One of the things that has lacked, and that Kathman’s dataset helps with, is data about the missions themselves.  Studies, such as Virginia Page Fortna’s excellent book on the effect of peacekeeping missions on ceasefire durability tend to rely on conflict start-stop data to make inferences about the impact of peacekeeping.  Studies of peacekeeping and economics also run into the same issues; researchers have used baseline effect on GDP of peacekeeping missions, but this is a blunt instrument approach and suffers from problems of endogeneity.  Caruso et al’s analysis of the UN mission in South Sudan’s positive effect on cereal production treats the UN mission as a mass entity, but is unable to show comparative impacts on food production across missions since there isn’t finer grained mission data readily available.

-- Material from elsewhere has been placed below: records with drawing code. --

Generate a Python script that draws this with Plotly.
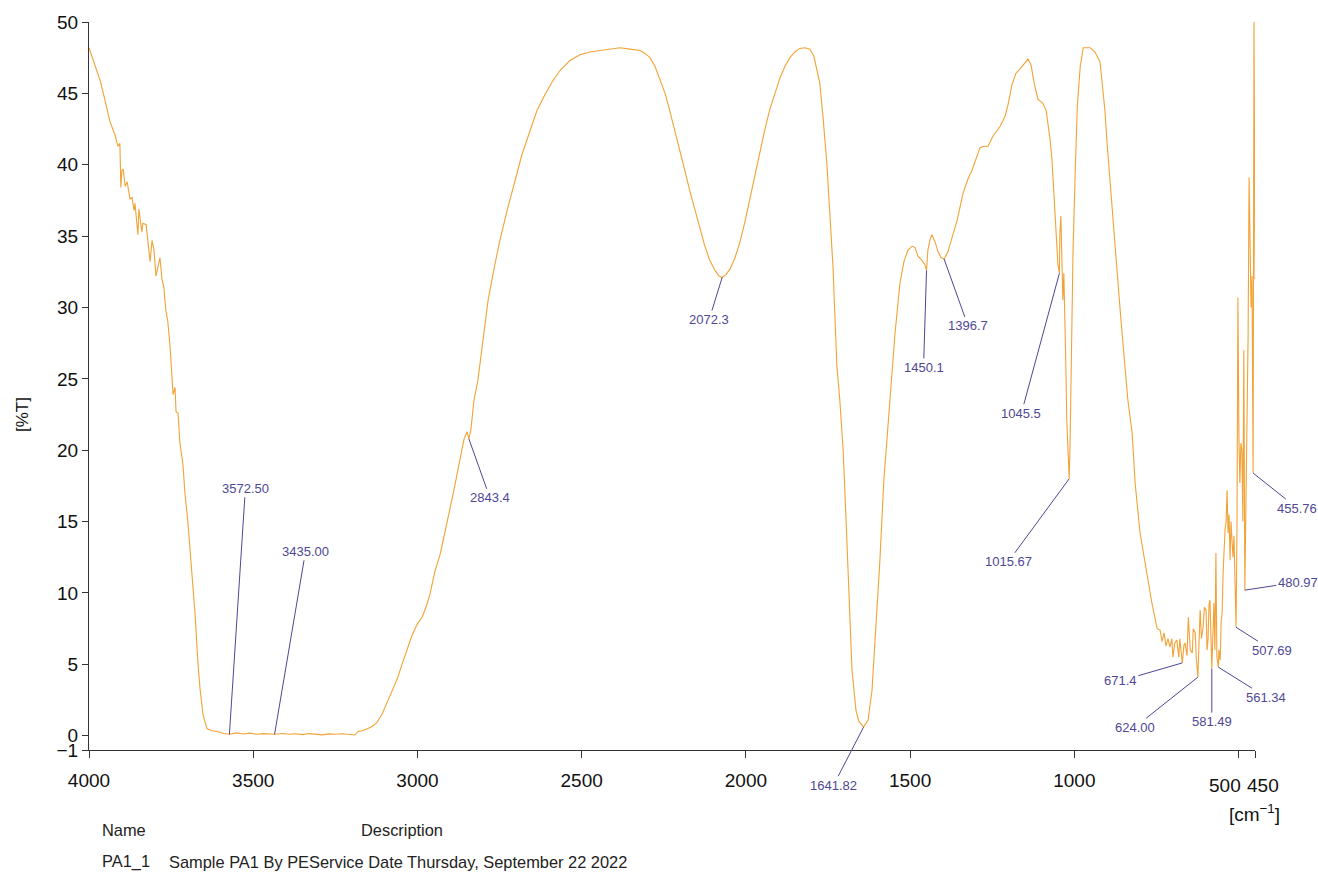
import plotly.graph_objects as go

# ---------------- data ----------------
wavenumber = [
    4000, 3966, 3951, 3936, 3921, 3912, 3906, 3903, 3900, 3896, 3890, 3884, 3875, 3869, 3863, 3860,
    3851, 3848, 3839, 3836, 3826, 3820, 3814, 3808, 3802, 3796, 3790, 3784, 3778, 3772, 3766, 3760,
    3753, 3747, 3744, 3738, 3735, 3729, 3723, 3714, 3708, 3699, 3693, 3686, 3677, 3668, 3662, 3653,
    3641, 3626, 3610, 3590, 3572.5, 3550, 3530, 3510, 3490, 3470, 3450, 3435, 3410, 3390, 3370, 3350,
    3330, 3310, 3290, 3270, 3250, 3230, 3210, 3190, 3181, 3169, 3154, 3138, 3123, 3108, 3093, 3077,
    3062, 3047, 3032, 3017, 3001, 2986, 2974, 2962, 2947, 2931, 2916, 2901, 2889, 2877, 2867, 2858,
    2849, 2843.4, 2837, 2828, 2816, 2800, 2785, 2767, 2749, 2727, 2703, 2682, 2657, 2636, 2612, 2590,
    2566, 2536, 2505, 2475, 2444, 2414, 2383, 2353, 2322, 2307, 2292, 2277, 2262, 2246, 2231, 2216,
    2201, 2186, 2170, 2155, 2140, 2125, 2110, 2094, 2082, 2072.3, 2061, 2048, 2033, 2018, 2003, 1988,
    1972, 1957, 1942, 1927, 1911, 1896, 1881, 1866, 1851, 1836, 1820, 1805, 1793, 1781, 1775, 1765,
    1753, 1744, 1735, 1729, 1723, 1714, 1704, 1695, 1686, 1677, 1665, 1656, 1641.82, 1628, 1616, 1604,
    1592, 1580, 1567, 1558, 1546, 1531, 1519, 1507, 1494, 1485, 1476, 1464, 1455, 1450.1, 1446, 1440,
    1434, 1424, 1415, 1406, 1396.7, 1385, 1373, 1357, 1339, 1324, 1312, 1300, 1287, 1275, 1263, 1248,
    1226, 1211, 1202, 1190, 1178, 1166, 1153, 1141, 1132, 1123, 1111, 1096, 1086, 1080, 1074, 1068,
    1062, 1056, 1050, 1045.5, 1044, 1041, 1038, 1035, 1032, 1029, 1026, 1023, 1015.67, 1013, 1010, 1007,
    1004, 997, 991, 982, 973, 965, 952, 937, 922, 913, 907, 901, 892, 882, 876, 867,
    858, 849, 840, 837, 824, 815, 800, 788, 779, 770, 764, 755, 748, 739, 733, 727,
    721, 715, 709, 703, 700, 694, 688, 682, 679, 671.4, 666, 663, 657, 653, 647, 641,
    638, 632, 629, 624.0, 620, 617, 613, 608, 604, 599, 596, 593, 590, 587, 581.49, 578,
    575, 572, 569, 566, 561.34, 560, 556, 553, 550, 547, 544, 541, 538, 535, 532, 529,
    526, 523, 520, 517, 514, 511, 507.69, 505, 502, 499, 496, 493, 490, 487, 484, 480.97,
    477, 474, 471, 468, 465, 462, 459, 455.76, 453, 450,
]
transmittance = [
    48.2, 45.9, 44.5, 43.0, 42.1, 41.3, 41.5, 38.4, 39.6, 39.7, 38.5, 38.8, 37.6, 37.7, 36.8, 37.3,
    35.1, 36.9, 35.3, 35.9, 35.8, 34.6, 33.2, 34.7, 34.0, 32.2, 33.0, 33.5, 32.0, 31.4, 29.8, 29.0,
    27.2, 25.0, 23.9, 24.4, 22.7, 22.6, 20.5, 19.0, 17.0, 15.0, 13.2, 11.5, 8.5, 5.0, 3.3, 1.5,
    0.5, 0.35, 0.3, 0.15, 0.1, 0.2, 0.12, 0.18, 0.1, 0.15, 0.12, 0.1, 0.16, 0.1, 0.14, 0.08,
    0.15, 0.12, 0.06, 0.13, 0.1, 0.14, 0.08, 0.05, 0.3, 0.35, 0.47, 0.65, 0.93, 1.5, 2.3, 3.1,
    3.95, 5.0, 6.0, 7.0, 7.8, 8.3, 9.0, 9.9, 11.5, 12.7, 14.3, 15.8, 17.2, 18.6, 19.8, 20.8,
    21.3, 20.8, 21.5, 23.5, 24.9, 27.8, 30.5, 32.7, 34.7, 36.8, 38.9, 40.7, 42.4, 43.8, 44.9, 45.8,
    46.6, 47.3, 47.7, 47.9, 48.0, 48.1, 48.2, 48.1, 48.0, 47.8, 47.5, 46.9, 46.0, 45.0, 43.7, 42.4,
    41.0, 39.6, 38.1, 36.8, 35.5, 34.3, 33.3, 32.6, 32.2, 32.1, 32.3, 32.7, 33.5, 34.6, 36.0, 37.6,
    39.3, 41.0, 42.5, 43.9, 45.1, 46.1, 46.9, 47.5, 47.9, 48.15, 48.2, 48.1, 47.6, 46.2, 45.7, 43.3,
    39.9, 36.4, 32.9, 29.4, 25.9, 23.5, 20.0, 15.1, 9.5, 4.6, 1.8, 1.0, 0.6, 1.1, 3.2, 7.4,
    12.3, 17.9, 22.1, 24.5, 28.2, 31.7, 33.2, 34.0, 34.3, 34.2, 33.6, 33.3, 33.0, 32.6, 34.0, 34.7,
    35.1, 34.6, 33.9, 33.5, 33.4, 33.9, 34.8, 36.1, 38.0, 39.0, 39.6, 40.4, 41.2, 41.3, 41.3, 42.0,
    42.7, 43.4, 44.2, 45.6, 46.4, 46.7, 47.1, 47.4, 47.0, 45.8, 44.6, 44.3, 43.8, 42.9, 41.8, 40.3,
    38.0, 35.0, 33.0, 32.4, 35.2, 36.4, 33.0, 30.5, 32.4, 30.0, 26.0, 22.0, 18.0, 20.5, 25.5, 29.0,
    34.0, 39.8, 44.1, 46.9, 48.2, 48.2, 48.2, 47.9, 47.2, 45.2, 43.8, 41.7, 38.9, 36.3, 34.0, 31.7,
    29.1, 26.8, 24.0, 23.5, 21.2, 17.7, 14.2, 12.5, 11.4, 10.0, 9.3, 8.3, 7.5, 7.4, 6.6, 7.2,
    6.3, 6.8, 6.2, 6.8, 5.5, 6.5, 6.7, 5.5, 6.8, 5.1, 6.4, 6.5, 5.6, 8.3, 6.0, 5.8,
    7.5, 7.2, 5.5, 4.1, 7.0, 8.8, 6.8, 7.6, 9.0, 8.8, 6.0, 6.7, 9.2, 9.5, 4.7, 8.0,
    9.3, 6.0, 12.8, 5.5, 4.8, 6.0, 5.3, 8.0, 8.6, 11.5, 13.7, 14.5, 15.0, 17.2, 14.2, 15.5,
    12.3, 15.0, 13.7, 12.5, 14.0, 10.5, 7.6, 14.0, 30.7, 21.0, 17.7, 20.5, 20.0, 15.0, 27.0, 10.2,
    18.0, 21.2, 28.0, 39.1, 33.0, 30.0, 32.2, 18.4, 50.0, 32.0,
]

peak_labels = ["3572.50", "3435.00", "2843.4", "2072.3", "1641.82", "1450.1", "1396.7", "1045.5",
               "1015.67", "671.4", "624.00", "581.49", "561.34", "507.69", "480.97", "455.76"]
peak_wn = [3572.50, 3435.00, 2843.4, 2072.3, 1641.82, 1450.1, 1396.7, 1045.5,
           1015.67, 671.4, 624.00, 581.49, 561.34, 507.69, 480.97, 455.76]
peak_T = [0.1, 0.1, 20.8, 32.1, 0.6, 32.6, 33.4, 32.4,
          18.0, 5.1, 4.1, 4.7, 4.8, 7.6, 10.2, 18.4]

x_ticks = [4000, 3500, 3000, 2500, 2000, 1500, 1000, 500, 450]
y_ticks = [-1, 0, 5, 10, 15, 20, 25, 30, 35, 40, 45, 50]
y_ticktext = ["\u22121"] + [str(v) for v in y_ticks[1:]]

# label offsets (pixels, from peak point to label centre)
label_offsets = [(16, -246), (31, -183), (21, 59), (-13, 42), (-30, 58), (-3, 97), (24, 67), (-38, 140),
                 (-61, 83), (-62, 18), (-63, 50), (0, 53), (48, 30), (36, 23), (53, -8), (44, 35)]

W, H = 1318, 877
L, R, T, B = 89, 63, 22, 127
PW, PH = W - L - R, H - T - B

def px(x):
    return (x - L) / PW

def py(y):
    return (H - B - y) / PH

ORANGE = "#f2a236"
LABEL = "#4e4796"
SANS = "Liberation Sans, Arial, sans-serif"

fig = go.Figure()
fig.add_trace(go.Scatter(x=wavenumber, y=transmittance, mode="lines",
                         line=dict(color=ORANGE, width=1.1), hoverinfo="x+y",
                         showlegend=False))

for lab, wn, t, (ax, ay) in zip(peak_labels, peak_wn, peak_T, label_offsets):
    fig.add_annotation(x=wn, y=t, text=lab, showarrow=True, arrowhead=0, arrowwidth=1,
                       arrowcolor=LABEL, ax=ax, ay=ay, standoff=0,
                       font=dict(family=SANS, size=13, color=LABEL))

# the last two tick labels are nudged apart, as in the reference
x_ticktext = [str(v) if v not in (500, 450) else "" for v in x_ticks]
fig.update_xaxes(range=[4000, 450], tickmode="array", tickvals=x_ticks,
                 ticktext=x_ticktext, tickangle=0, showgrid=False, zeroline=False,
                 showline=True, linecolor="#333333", linewidth=1, ticks="outside",
                 ticklen=7, tickcolor="#333333", tickfont=dict(family=SANS, size=19, color="#111111"),
                 ticklabelstandoff=6, mirror=False)
fig.update_yaxes(range=[-1, 50], tickmode="array", tickvals=y_ticks, ticktext=y_ticktext,
                 showgrid=False, zeroline=False, showline=True, linecolor="#333333", linewidth=1,
                 ticks="outside", ticklen=6, tickcolor="#333333",
                 tickfont=dict(family=SANS, size=19, color="#111111"), mirror=False)

for v, shift in ((500, -14), (450, 8)):
    fig.add_annotation(x=v, xref="x", yref="paper", y=py(785), text=str(v), showarrow=False,
                       xanchor="center", yanchor="middle", xshift=shift,
                       font=dict(family=SANS, size=19, color="#111111"))

# axis titles and footer text
fig.add_annotation(xref="paper", yref="paper", x=px(22), y=py(415), text="[%T]", showarrow=False,
                   textangle=-90, xanchor="center", yanchor="middle",
                   font=dict(family=SANS, size=17, color="#111111"))
fig.add_annotation(xref="paper", yref="paper", x=px(1254), y=py(813), text="[cm<sup>\u22121</sup>]",
                   showarrow=False, xanchor="center", yanchor="middle",
                   font=dict(family=SANS, size=19, color="#111111"))
footer = [("Name", 100, 830), ("Description", 359, 830), ("PA1_1", 100, 862),
          ("Sample PA1 By PEService Date Thursday, September 22 2022", 167, 862)]
for txt, fx, fy in footer:
    fig.add_annotation(xref="paper", yref="paper", x=px(fx), y=py(fy), text=txt, showarrow=False,
                       xanchor="left", yanchor="middle",
                       font=dict(family=SANS, size=16.4, color="#222222"))

fig.update_layout(width=W, height=H, margin=dict(l=L, r=R, t=T, b=B),
                  paper_bgcolor="white", plot_bgcolor="white")

fig.write_html("out.html", config={"displayModeBar": False},
               post_script="document.body.style.margin='0px';")
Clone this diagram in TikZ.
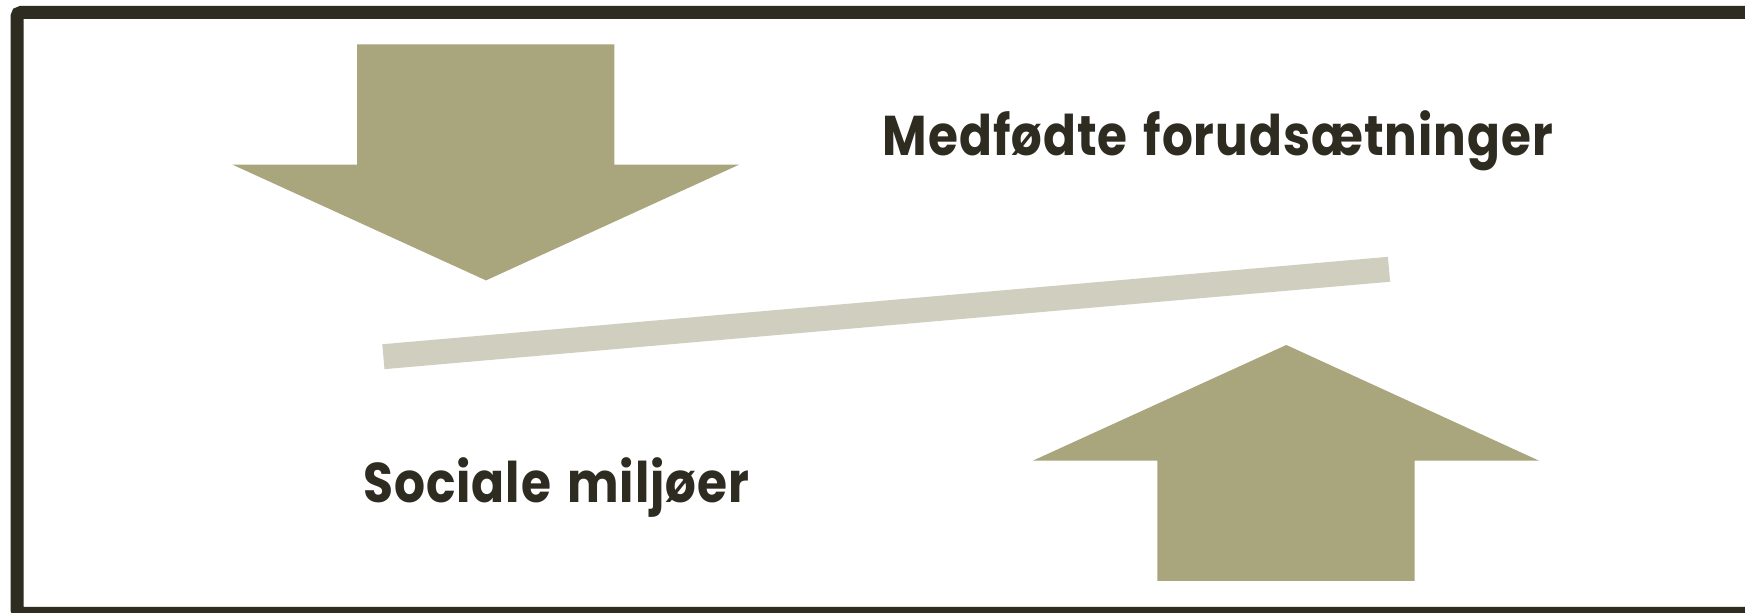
\documentclass[tikz,border=0pt]{standalone}
\usepackage{fontspec}
\setmainfont{Poppins}[LetterSpace=2]
\definecolor{olive}{HTML}{A9A57C}
\definecolor{bandgrey}{HTML}{D0CEBE}
\definecolor{darktxt}{HTML}{2E2B20}
\tikzset{
  frame/.style={draw=darktxt, line width=6.5pt, rounded corners=2pt},
  bigarrow/.style={fill=olive, draw=none},
  band/.style={draw=bandgrey, line width=12.5pt, line cap=butt},
  label/.style={text=darktxt, inner sep=0pt, anchor=base west, font=\bfseries\fontsize{28}{28}\selectfont}
}
\begin{document}
\begin{tikzpicture}[x=0.5pt,y=-0.5pt]
\useasboundingbox (0,0) rectangle (1745,613);
\clip (0,0) rectangle (1745,613);
\fill[white] (0,0) rectangle (1745,613);
\draw[frame] (17,12.5) rectangle (1780,613.5);
% down arrow
\fill[bigarrow] (357.2,44.5) -- (614.3,44.5) -- (614.3,164.7) -- (739,164.7) -- (486,280.4) -- (232.6,164.7) -- (357.2,164.7) -- cycle;
% up arrow
\fill[bigarrow] (1157.4,581) -- (1414.5,581) -- (1414.5,460.7) -- (1539,460.7) -- (1286.3,345) -- (1032.8,460.7) -- (1157.4,460.7) -- cycle;
% band
\coordinate (bl) at (383.4,356.7);
\coordinate (br) at (1389,269.3);
\draw[band] (bl) -- (br);
\node[label] (medf) at (882.5,156) {\resizebox{335pt}{\height}{Medfødte\hspace{0.1em} forudsætninger}};
\node[label] (soc) at (362.8,503) {\resizebox{193pt}{\height}{Sociale\hspace{0.1em} miljøer}};
\end{tikzpicture}
\end{document}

Given the need, I would suggest pushing forward with datasets that contain not only data on troop contributions, but also data on mission expenditures, since peacekeeping missions have effects on the local economy which could be positive.  The problem is that the positive effects might not be seen without finer grained data on how missions use their money in the country they’re operating in.  Do investments in durable infrastructure make a difference to the durability of peace and economic growth?  What about focusing on local provision of goods and services where available?  At the moment data on these things is hard to find, but would be useful to conflict researchers.

Kathman’s paper is worth a read since he gives us a road map for how to develop further datasets on peacekeeping missions.  More datasets like this are important for the theorists who do research in the abstract, but can also help inform better processes for mission mandating, procurement and staffing.  If you want to download the datasets, Kathman has them in zip files on his website.